## start Records shown
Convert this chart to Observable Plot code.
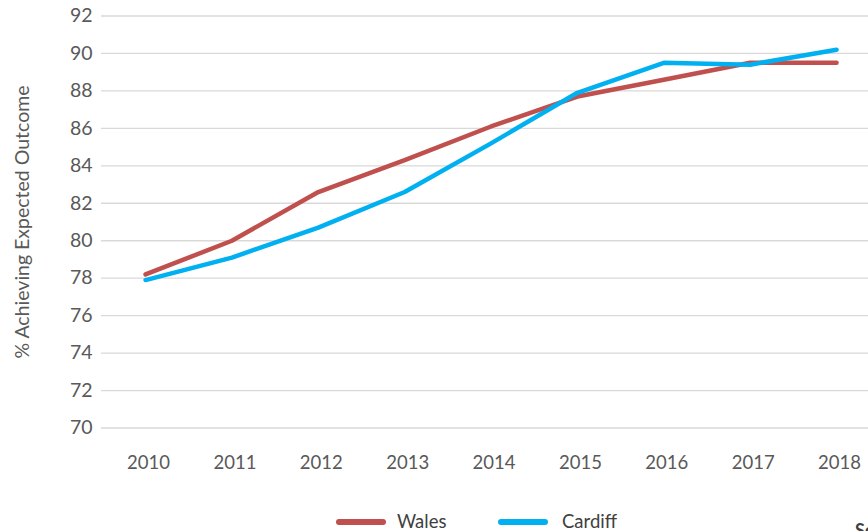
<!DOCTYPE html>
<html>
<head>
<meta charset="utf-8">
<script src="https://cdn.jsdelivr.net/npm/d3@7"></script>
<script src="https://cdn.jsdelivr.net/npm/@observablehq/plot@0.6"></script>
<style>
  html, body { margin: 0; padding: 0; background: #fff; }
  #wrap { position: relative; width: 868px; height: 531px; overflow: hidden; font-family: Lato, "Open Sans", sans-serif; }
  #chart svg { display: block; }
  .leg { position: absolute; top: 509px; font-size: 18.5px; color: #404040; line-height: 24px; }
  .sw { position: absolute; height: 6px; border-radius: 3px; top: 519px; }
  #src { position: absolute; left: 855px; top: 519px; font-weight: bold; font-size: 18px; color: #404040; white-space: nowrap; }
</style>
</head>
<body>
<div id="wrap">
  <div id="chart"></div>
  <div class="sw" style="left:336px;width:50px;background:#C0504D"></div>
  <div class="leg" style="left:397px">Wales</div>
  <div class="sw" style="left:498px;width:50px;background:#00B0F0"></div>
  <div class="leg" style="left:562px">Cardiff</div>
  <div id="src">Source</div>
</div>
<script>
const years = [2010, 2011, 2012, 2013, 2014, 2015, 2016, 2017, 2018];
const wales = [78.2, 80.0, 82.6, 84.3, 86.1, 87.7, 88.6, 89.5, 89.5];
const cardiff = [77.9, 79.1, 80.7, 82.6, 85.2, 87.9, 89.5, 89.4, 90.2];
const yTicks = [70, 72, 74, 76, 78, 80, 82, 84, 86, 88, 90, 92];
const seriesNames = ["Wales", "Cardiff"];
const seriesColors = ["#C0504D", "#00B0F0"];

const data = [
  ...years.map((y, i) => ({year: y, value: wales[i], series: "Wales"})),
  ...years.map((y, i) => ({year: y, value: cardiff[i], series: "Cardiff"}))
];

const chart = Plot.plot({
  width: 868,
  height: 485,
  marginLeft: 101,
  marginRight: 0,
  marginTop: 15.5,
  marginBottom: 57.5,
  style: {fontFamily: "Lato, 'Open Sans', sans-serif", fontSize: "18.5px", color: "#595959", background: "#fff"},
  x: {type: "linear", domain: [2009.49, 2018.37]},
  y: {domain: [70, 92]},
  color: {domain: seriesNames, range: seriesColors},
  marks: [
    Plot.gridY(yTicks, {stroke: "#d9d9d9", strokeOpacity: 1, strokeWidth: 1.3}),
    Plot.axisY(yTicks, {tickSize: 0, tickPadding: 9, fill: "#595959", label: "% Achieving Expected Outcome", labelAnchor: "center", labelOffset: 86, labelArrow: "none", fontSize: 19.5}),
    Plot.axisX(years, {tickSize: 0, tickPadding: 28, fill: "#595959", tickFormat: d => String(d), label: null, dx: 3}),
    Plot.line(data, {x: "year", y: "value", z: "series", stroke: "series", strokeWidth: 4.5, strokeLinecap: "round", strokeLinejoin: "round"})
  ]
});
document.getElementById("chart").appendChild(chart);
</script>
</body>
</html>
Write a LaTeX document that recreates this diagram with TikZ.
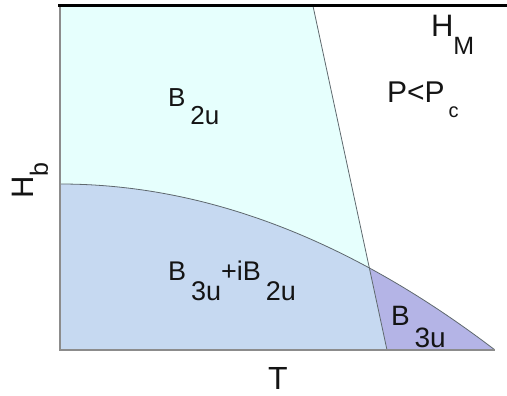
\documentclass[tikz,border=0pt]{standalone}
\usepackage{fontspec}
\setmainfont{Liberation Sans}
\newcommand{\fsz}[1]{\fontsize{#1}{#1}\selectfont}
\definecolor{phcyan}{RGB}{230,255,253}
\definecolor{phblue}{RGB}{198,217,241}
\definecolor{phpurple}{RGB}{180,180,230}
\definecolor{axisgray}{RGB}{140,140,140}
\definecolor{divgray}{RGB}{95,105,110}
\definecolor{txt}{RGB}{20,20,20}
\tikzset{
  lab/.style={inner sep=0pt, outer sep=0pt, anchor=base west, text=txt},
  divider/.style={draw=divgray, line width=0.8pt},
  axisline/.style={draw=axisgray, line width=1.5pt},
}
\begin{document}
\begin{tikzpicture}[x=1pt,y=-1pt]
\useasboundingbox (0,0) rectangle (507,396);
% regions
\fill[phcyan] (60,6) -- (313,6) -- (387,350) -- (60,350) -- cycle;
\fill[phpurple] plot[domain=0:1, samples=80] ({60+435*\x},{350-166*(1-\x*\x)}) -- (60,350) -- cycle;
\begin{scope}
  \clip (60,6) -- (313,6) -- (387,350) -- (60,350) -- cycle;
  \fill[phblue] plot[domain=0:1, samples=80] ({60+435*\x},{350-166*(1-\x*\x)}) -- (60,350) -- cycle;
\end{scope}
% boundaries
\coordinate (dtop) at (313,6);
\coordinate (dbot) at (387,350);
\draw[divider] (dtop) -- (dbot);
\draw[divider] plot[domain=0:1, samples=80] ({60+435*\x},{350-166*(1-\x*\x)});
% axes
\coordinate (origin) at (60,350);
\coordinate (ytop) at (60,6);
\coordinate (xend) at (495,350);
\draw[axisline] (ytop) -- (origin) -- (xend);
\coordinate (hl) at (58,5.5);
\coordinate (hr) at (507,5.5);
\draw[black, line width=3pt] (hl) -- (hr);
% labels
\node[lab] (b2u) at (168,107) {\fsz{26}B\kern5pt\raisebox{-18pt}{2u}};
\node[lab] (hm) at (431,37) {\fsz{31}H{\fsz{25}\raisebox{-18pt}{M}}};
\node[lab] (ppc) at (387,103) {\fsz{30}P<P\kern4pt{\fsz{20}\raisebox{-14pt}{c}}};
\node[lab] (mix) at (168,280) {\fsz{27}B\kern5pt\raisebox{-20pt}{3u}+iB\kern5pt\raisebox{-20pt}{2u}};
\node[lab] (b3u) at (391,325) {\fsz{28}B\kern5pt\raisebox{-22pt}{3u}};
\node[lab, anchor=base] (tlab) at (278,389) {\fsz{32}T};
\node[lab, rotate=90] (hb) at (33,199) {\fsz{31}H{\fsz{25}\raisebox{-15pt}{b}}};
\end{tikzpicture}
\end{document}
## end Records shown
## start Records shown
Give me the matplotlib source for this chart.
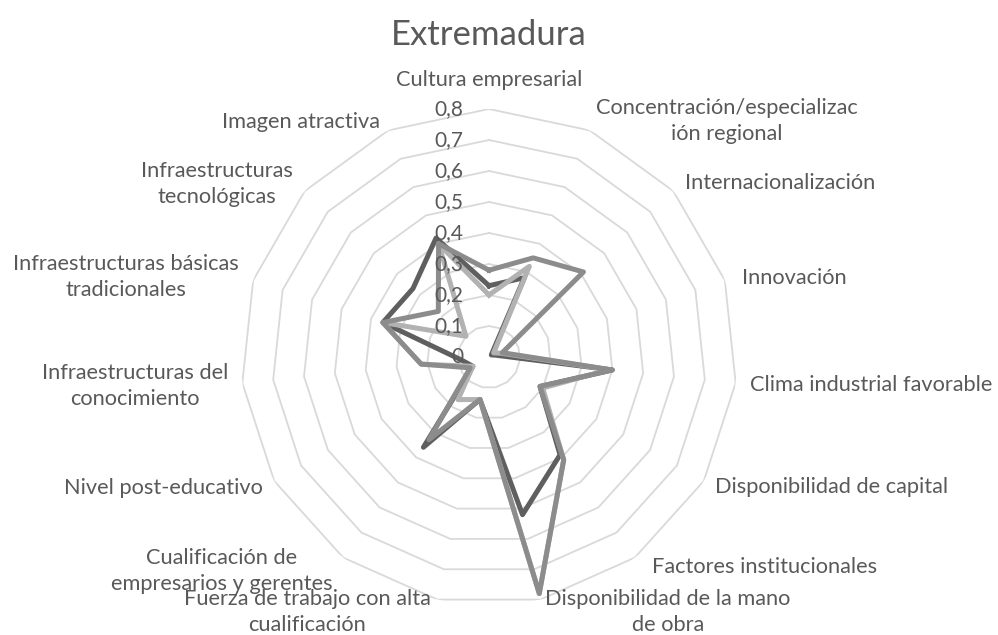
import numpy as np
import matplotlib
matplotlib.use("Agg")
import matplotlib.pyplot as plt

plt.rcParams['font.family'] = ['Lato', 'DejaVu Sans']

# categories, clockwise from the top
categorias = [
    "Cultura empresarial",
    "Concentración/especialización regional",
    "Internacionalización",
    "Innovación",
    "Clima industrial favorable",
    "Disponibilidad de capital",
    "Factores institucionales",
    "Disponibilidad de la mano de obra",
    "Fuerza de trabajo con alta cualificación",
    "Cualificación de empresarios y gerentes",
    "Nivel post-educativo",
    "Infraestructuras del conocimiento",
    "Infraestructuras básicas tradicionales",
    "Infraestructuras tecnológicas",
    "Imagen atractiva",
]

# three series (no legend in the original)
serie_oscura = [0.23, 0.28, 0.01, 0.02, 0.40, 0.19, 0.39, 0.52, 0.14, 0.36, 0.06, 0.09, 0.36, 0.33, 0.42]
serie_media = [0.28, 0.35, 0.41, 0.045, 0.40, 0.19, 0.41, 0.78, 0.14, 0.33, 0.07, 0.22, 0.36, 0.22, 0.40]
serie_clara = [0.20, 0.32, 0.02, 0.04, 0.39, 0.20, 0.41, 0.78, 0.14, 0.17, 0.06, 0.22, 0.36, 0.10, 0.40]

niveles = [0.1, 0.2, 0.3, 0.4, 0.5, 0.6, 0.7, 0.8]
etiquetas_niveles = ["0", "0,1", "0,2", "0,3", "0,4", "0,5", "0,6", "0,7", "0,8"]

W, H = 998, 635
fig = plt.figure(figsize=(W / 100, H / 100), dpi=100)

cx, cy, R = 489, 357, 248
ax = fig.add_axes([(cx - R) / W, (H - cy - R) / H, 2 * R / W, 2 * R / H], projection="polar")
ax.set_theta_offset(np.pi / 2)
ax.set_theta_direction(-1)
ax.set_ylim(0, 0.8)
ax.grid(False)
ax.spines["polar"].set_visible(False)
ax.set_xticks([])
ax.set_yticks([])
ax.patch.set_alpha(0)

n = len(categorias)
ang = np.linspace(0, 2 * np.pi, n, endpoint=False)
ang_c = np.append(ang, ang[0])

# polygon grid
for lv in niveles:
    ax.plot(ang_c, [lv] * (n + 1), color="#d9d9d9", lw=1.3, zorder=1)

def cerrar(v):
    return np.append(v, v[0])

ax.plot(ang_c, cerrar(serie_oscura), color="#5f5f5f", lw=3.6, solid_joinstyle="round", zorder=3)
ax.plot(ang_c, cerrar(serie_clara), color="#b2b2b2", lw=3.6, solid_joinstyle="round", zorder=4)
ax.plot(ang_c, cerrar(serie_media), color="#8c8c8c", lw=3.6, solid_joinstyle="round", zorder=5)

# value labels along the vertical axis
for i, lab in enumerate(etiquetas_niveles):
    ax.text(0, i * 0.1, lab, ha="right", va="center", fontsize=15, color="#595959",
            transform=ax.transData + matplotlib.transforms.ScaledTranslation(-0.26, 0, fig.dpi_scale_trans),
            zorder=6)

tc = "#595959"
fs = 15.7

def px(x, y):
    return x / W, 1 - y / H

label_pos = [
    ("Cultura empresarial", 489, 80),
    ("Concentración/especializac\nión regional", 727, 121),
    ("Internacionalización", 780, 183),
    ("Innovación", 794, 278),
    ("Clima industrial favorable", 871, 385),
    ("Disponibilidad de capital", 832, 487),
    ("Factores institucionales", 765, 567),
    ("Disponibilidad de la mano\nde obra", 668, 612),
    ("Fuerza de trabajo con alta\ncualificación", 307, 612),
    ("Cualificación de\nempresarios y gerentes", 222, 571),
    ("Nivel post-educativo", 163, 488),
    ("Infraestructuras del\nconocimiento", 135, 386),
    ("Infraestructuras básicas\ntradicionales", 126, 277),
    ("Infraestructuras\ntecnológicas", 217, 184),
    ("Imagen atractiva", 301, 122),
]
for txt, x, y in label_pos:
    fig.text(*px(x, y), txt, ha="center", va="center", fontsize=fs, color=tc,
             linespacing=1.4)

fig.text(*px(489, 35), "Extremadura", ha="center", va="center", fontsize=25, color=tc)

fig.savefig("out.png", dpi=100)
## end Records shown
- Requirements:
In the listing above, find the line with "Give me the matplotlib source for this chart." and the line with "plt.rcParams['font.family'] = ['Lato', 'DejaVu". Copy exactly those two and every line between, without the pictures.

- Task output:
Give me the matplotlib source for this chart.
import numpy as np
import matplotlib
matplotlib.use("Agg")
import matplotlib.pyplot as plt

plt.rcParams['font.family'] = ['Lato', 'DejaVu Sans']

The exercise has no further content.